This is an offroad, unofficial, completely self-supported bikepacking group ride in the spirit the underground ‘Tour divide’ style and under the same rules. No registration, no support, no insurance, no prizes – those who choose to simply meet up for an informal group ride along a plotted route on public trails open to all at a suggested time. You show up and ride at your own risk. The BC Epic is a 1000km (1066 to be exact), 11 600m elevation traverse across South Central BC starting in Merritt and ending in Fernie (or vice versa if you choose) mostly along the Trans Canada Trail. The route is about 80% off road on mostly old, decommissioned rail grades (Kettle Valley Railroad from Brookmere to Midway, Columbia Western from Midway to Castlegar and Great Northern from Salmo to Nelson), with a few sections of challenging singletrack and the rest mostly rough gravel forest service road and about 100km paved. It is spectacular ride crossing through a great diversity of terrain and ecosystems with remarkable scenery, trestles hundreds of feet high and multiple tunnels (longest almost a kilometre!) along the bed of some of the most expensive railway ever laid through the mountains.
Chris Panasky, host of the Bikepack Adventures Podcast.
Mountain Bike: For mountain bikes, it is recommended to use tires on the bigger end of the spectrum, in order to provide as much comfort as possible. 3″ tires would be overkill, but something in the 2.25″ to 2.6″ range would be ideal. A full-suspension bike would be overkill.
Gravel Bike: A cyclocross bike is not recommended for this route. That does not mean it is impossible to complete it on 38C tires, it just means that it would be overly difficult and possibly dangerous. If using a gravel bike with 700 wheels, you’ll want to have a newer style gravel bike that can accommodate tires in the 2″ or larger range. Many parts of the route can be ridden on smaller tires such as 45C, but some parts would be overly difficult. Only ride a gravel bike if you have a lot of experience riding singletrack on drop bars or you may find yourself walking more than you like.

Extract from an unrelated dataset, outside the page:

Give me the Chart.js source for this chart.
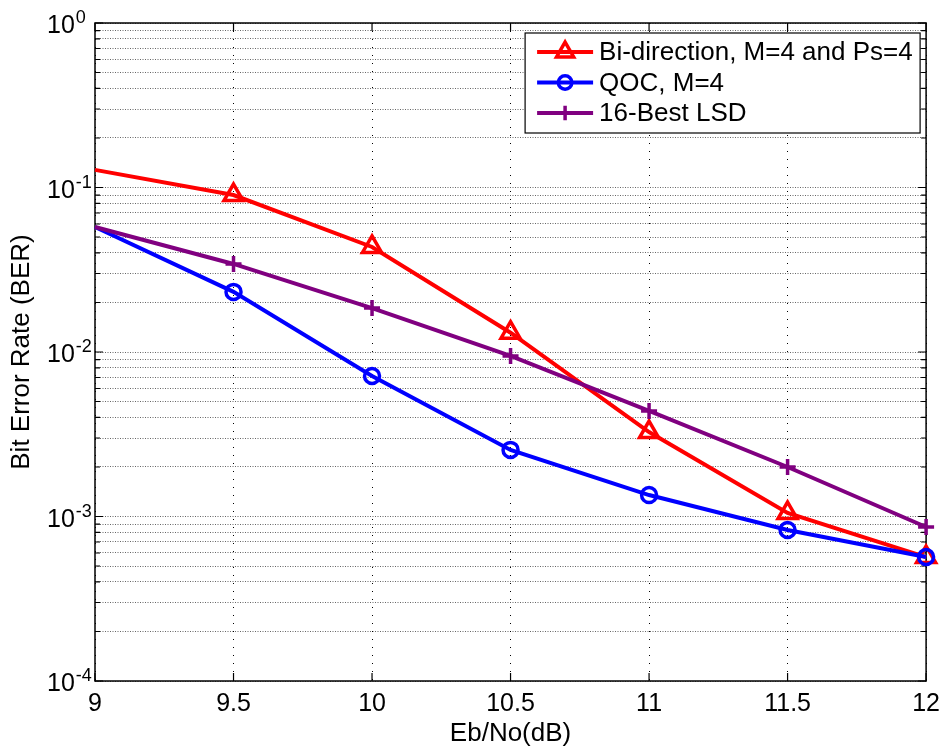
<!DOCTYPE html>
<html>
<head>
<meta charset="utf-8">
<script src="https://cdn.jsdelivr.net/npm/chart.js@4.4.1/dist/chart.umd.min.js"></script>
<style>
  html, body { margin: 0; padding: 0; background: #fff; }
  #c { display: block; }
</style>
</head>
<body>
<canvas id="c" width="948" height="751"></canvas>
<script>
// Eb/No values (dB) and measured bit error rates
const ebNo = [9, 9.5, 10, 10.5, 11, 11.5, 12];
const berBiDirection = [0.128, 0.090, 0.0435, 0.0131, 0.00326, 0.00105, 0.000567];
const berQOC = [0.0575, 0.0232, 0.00715, 0.00254, 0.00135, 0.000828, 0.000567];
const berBestLSD = [0.0575, 0.0343, 0.0185, 0.00946, 0.00438, 0.00200, 0.000863];
const seriesNames = ['Bi-direction, M=4 and Ps=4', 'QOC, M=4', '16-Best LSD'];

// Axis ticks
const xTicks = [9, 9.5, 10, 10.5, 11, 11.5, 12];
const decadeExponents = [-4, -3, -2, -1, 0];
const minorMultipliers = [2, 3, 4, 5, 6, 7, 8, 9];

const FONT = '"Liberation Sans", Arial, Helvetica, sans-serif';
Chart.defaults.font.family = FONT;
Chart.defaults.color = '#000';

const yTickValues = [];
decadeExponents.forEach(e => {
  yTickValues.push(Math.pow(10, e));
  if (e < 0) minorMultipliers.forEach(m => yTickValues.push(m * Math.pow(10, e)));
});
const isDecade = v => Math.abs(Math.log10(v) - Math.round(Math.log10(v))) < 1e-9;

const toPoints = arr => ebNo.map((x, i) => ({ x, y: arr[i] }));
const noMarkerAtStart = r => ctx => (ctx.dataIndex === 0 ? 0 : r);

const datasets = [
  {
    label: seriesNames[0], data: toPoints(berBiDirection),
    borderColor: '#ff0000', pointStyle: 'triangle', markerRadius: 11, order: 2
  },
  {
    label: seriesNames[1], data: toPoints(berQOC),
    borderColor: '#0000ff', pointStyle: 'circle', markerRadius: 7.5, order: 1
  },
  {
    label: seriesNames[2], data: toPoints(berBestLSD),
    borderColor: '#800080', pointStyle: 'cross', markerRadius: 8, order: 0
  }
].map(d => Object.assign(d, {
  borderWidth: 4,
  tension: 0,
  fill: false,
  clip: false,
  pointBorderColor: d.borderColor,
  pointBackgroundColor: 'rgba(0,0,0,0)',
  pointBorderWidth: 3.5,
  pointRadius: noMarkerAtStart(d.markerRadius),
  pointHoverRadius: noMarkerAtStart(d.markerRadius)
}));

function drawMarker(ctx, style, radius, x, y) {
  if (Chart.helpers && Chart.helpers.drawPoint) {
    Chart.helpers.drawPoint(ctx, { pointStyle: style, radius, borderWidth: ctx.lineWidth, rotation: 0 }, x, y);
    return;
  }
  ctx.beginPath();
  if (style === 'circle') ctx.arc(x, y, radius, 0, Math.PI * 2);
  ctx.stroke();
}

// Axes box, inward tick marks, superscripted decade labels and the legend
const framePlugin = {
  id: 'frame',
  beforeDatasetsDraw(chart) {
    const { ctx, chartArea: a, scales: { x, y } } = chart;
    ctx.save();
    ctx.strokeStyle = '#000';
    ctx.lineWidth = 1.5;
    ctx.strokeRect(a.left, a.top, a.right - a.left, a.bottom - a.top);
    ctx.lineWidth = 1.2;
    ctx.beginPath();
    x.ticks.forEach(t => {
      const px = x.getPixelForValue(t.value);
      ctx.moveTo(px, a.bottom); ctx.lineTo(px, a.bottom - 8);
      ctx.moveTo(px, a.top); ctx.lineTo(px, a.top + 8);
    });
    y.ticks.forEach(t => {
      const py = y.getPixelForValue(t.value);
      const len = isDecade(t.value) ? 8 : 5;
      ctx.moveTo(a.left, py); ctx.lineTo(a.left + len, py);
      ctx.moveTo(a.right, py); ctx.lineTo(a.right - len, py);
    });
    ctx.stroke();
    ctx.restore();
  },
  afterDraw(chart) {
    const { ctx, chartArea: a, scales: { y } } = chart;
    ctx.save();
    ctx.fillStyle = '#000';
    ctx.textAlign = 'left';
    ctx.textBaseline = 'alphabetic';
    decadeExponents.forEach(e => {
      const py = y.getPixelForValue(Math.pow(10, e));
      const bx = a.left - 48;
      ctx.font = '25px ' + FONT;
      ctx.fillText('10', bx, py + 10);
      const w = ctx.measureText('10').width;
      ctx.font = '18px ' + FONT;
      ctx.fillText(String(e), bx + w + 1, py);
    });

    // legend
    const bw = 395, bh = 100;
    const lx = a.right - 6 - bw, ly = a.top + 10;
    ctx.fillStyle = '#fff';
    ctx.fillRect(lx, ly, bw, bh);
    ctx.strokeStyle = '#000';
    ctx.lineWidth = 1.2;
    ctx.strokeRect(lx, ly, bw, bh);
    chart.data.datasets.forEach((ds, i) => {
      const ry = ly + 19 + i * 30.5;
      ctx.strokeStyle = ds.borderColor;
      ctx.lineWidth = ds.borderWidth;
      ctx.beginPath();
      ctx.moveTo(lx + 12, ry); ctx.lineTo(lx + 68, ry);
      ctx.stroke();
      ctx.fillStyle = 'rgba(0,0,0,0)';
      ctx.lineWidth = ds.pointBorderWidth;
      drawMarker(ctx, ds.pointStyle, ds.markerRadius * 0.9, lx + 40, ry);
      ctx.fillStyle = '#000';
      ctx.font = '26px ' + FONT;
      ctx.textBaseline = 'middle';
      ctx.fillText(ds.label, lx + 74, ry + 1);
    });
    ctx.restore();
  }
};

new Chart(document.getElementById('c'), {
  type: 'line',
  data: { datasets },
  options: {
    responsive: false,
    animation: false,
    devicePixelRatio: 1,
    layout: { padding: { left: 0, right: 20, top: 23, bottom: 0 } },
    plugins: { legend: { display: false }, tooltip: { enabled: false } },
    scales: {
      x: {
        type: 'linear', min: 9, max: 12,
        afterBuildTicks: s => { s.ticks = xTicks.map(v => ({ value: v })); },
        afterFit: s => { s.height = 70; },
        ticks: {
          font: { size: 25 }, color: '#000', padding: 8,
          maxRotation: 0, autoSkip: false,
          callback: v => String(v)
        },
        grid: { color: '#000', lineWidth: 1, drawTicks: false },
        border: { display: false, dash: [1, 7] },
        title: {
          display: true, text: 'Eb/No(dB)', color: '#000',
          font: { size: 26 }, padding: { top: 0, bottom: 2 }
        }
      },
      y: {
        type: 'logarithmic', min: 1e-4, max: 1,
        afterBuildTicks: s => { s.ticks = yTickValues.map(v => ({ value: v, major: isDecade(v) })); },
        afterFit: s => { s.width = 95; },
        ticks: { display: false },
        grid: { color: 'rgba(0,0,0,0.6)', lineWidth: 1, drawTicks: false },
        border: { display: false, dash: [1, 1.5] },
        title: {
          display: true, text: 'Bit Error Rate (BER)', color: '#000',
          font: { size: 26 }, padding: { top: 6, bottom: 0 }
        }
      }
    }
  },
  plugins: [framePlugin]
});
</script>
</body>
</html>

Setup: Run tubeless if possible. You can use bikepacking style bags or a hybrid setup with small panniers. A lighter set-up allows of easier riding, especially in the hillier and more technical sections. You are also going to want to have a wide-range of gear options for climbing the bigger and tougher hills.
Campgrounds: Check the POI’s for camping locations and use your diligence to look over the maps beforehand.
Wild camping: When wild camping, do your best to leave no trace. Find a quiet spot near a lake, in a field, etc. In my judgement, I would just stealthily avoid being seen. Also, be aware that there are many bears in the mountains of British Columbia, and you should take every precaution when setting up a camp site to make sure to protect yourself. Don’t eat where you sleep, hang your food by a tree 100 metres away from your sleep spot and carry bear spray.
Hotels: As the route follows old railtrail through the province of British Columbia, it passes by many towns where accommodation is available. This could be helpful for a good night sleep, a quick shower, short nap, or just a chance to re-charge all your devices.
Fresh water: Rivers, creeks, lakes, stores, restaurants and campsites all provide places to re-fill your bottles along this route. It would be prudent to use a filter or water purification tablets when collecting water from the natural environment so as not to get sick.
Restaurants/Cafes/Bars: Although spread out, there are opportunities to get food along the entire route without ever being more than 100km between stops. Be sure to look over the maps carefully and plan accordingly.